We have sequenced a number of human germline exomes, captured with Agilent SureSelect 50mb All Exon kit, in the Illumina GAII platform, paired-end, 75bp reads. We have aligned with BWA and called variants with Samtools mpileup.
I was looking at one particular variant, located at GRCh37 7:124499165. This variant is called heterozygously with OK SNP quality (QUAL 20-41) in 6/41 exomes, and with low qualities in a further 16 exomes. Sequencing depths for the exomes where variant has been called with OK quality ranges from 61 to 139 HQ reads, however, although the reference allele (A) is supported by reads in both directions (in the majority of cases 2-4 fold more reads in the forward direction though), the alternative allele is supported, in all cases, by only reads in the reverse direction (range 17 to 45 per exome). Of course, these variants will not pass the strand-bias test, so will be filtered out during analysis.

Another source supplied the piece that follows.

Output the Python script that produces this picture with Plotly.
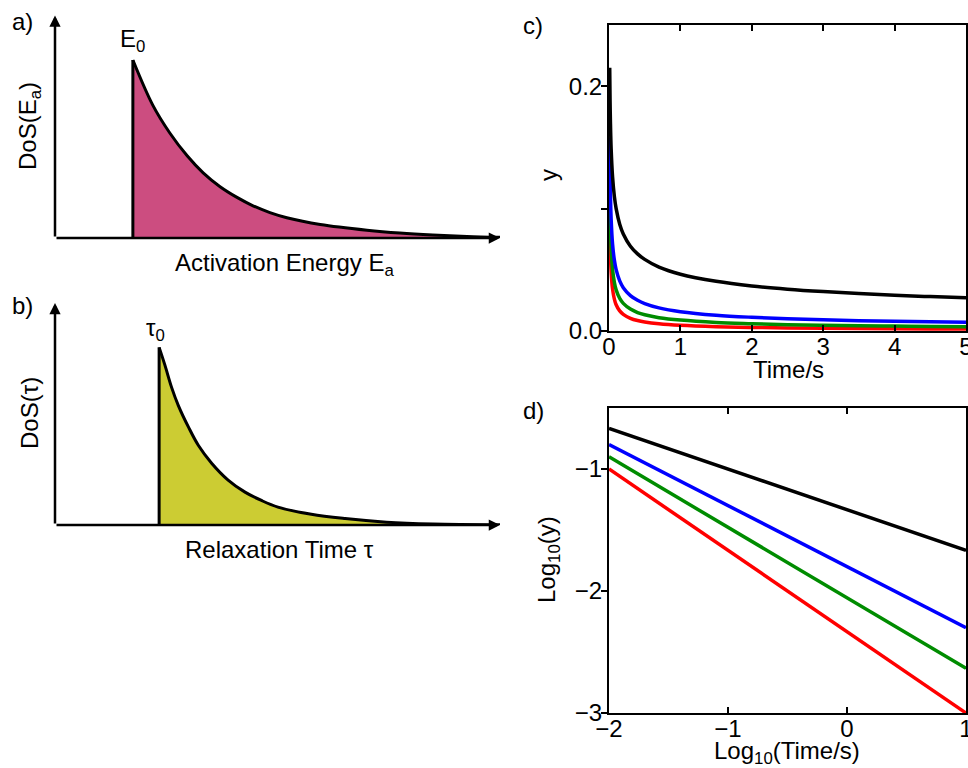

However, this variant is present in the exac dataset with a high AF: http://exac.broadinstitute.org/variant/7-124499165-A-C, which makes me think that maybe it's not being dropped by exome post-filtering. I believe this variant might be a systematic mapping/calling error because 1. the reads supporting the variant are in only one direction in all cases (at least in one batch of data), suggesting a sequence-specific error, and 2. because other people seem to have observed this variant, which apparently passed all their filters, and attempted Sequenom validation but failed (Bass AJ et al. Genomic sequencing of colorectal adenocarcinomas identifies a recurrent VTI1A-TCF7L2 fusion. Nat Genet 43, 964–968 (2011)).
However, the question becomes, is there any way to tell a (possibly) systematic error of this kind from a real variant? The reason I'm interested in this question is because we are doing a new experiment in which we are sequencing over this region with Fluidigm technology, in which we get reads in only one direction so we lose the ability to do strand-bias testing.
Thank you very much,
Daniela
If you suspect something is a mapping/calling artifact, I suggest you try a different aligner (such as BBMap) and possibly a different variant-caller (such as GATK) to see if the variation remains. You could even try a different reference (say, HG20).
Thanks very much for your suggestion Brian. I used a different caller (GATK HaplotypeCaller) and indeed it seems the variant is not being called. However I'm a bit puzzled as to why it is so common in the exac data if I suspect loads of those exomes used GATK. Maybe they used GATK UnifiedGenotyper, which does call it. I will ask over there. Thanks again! :)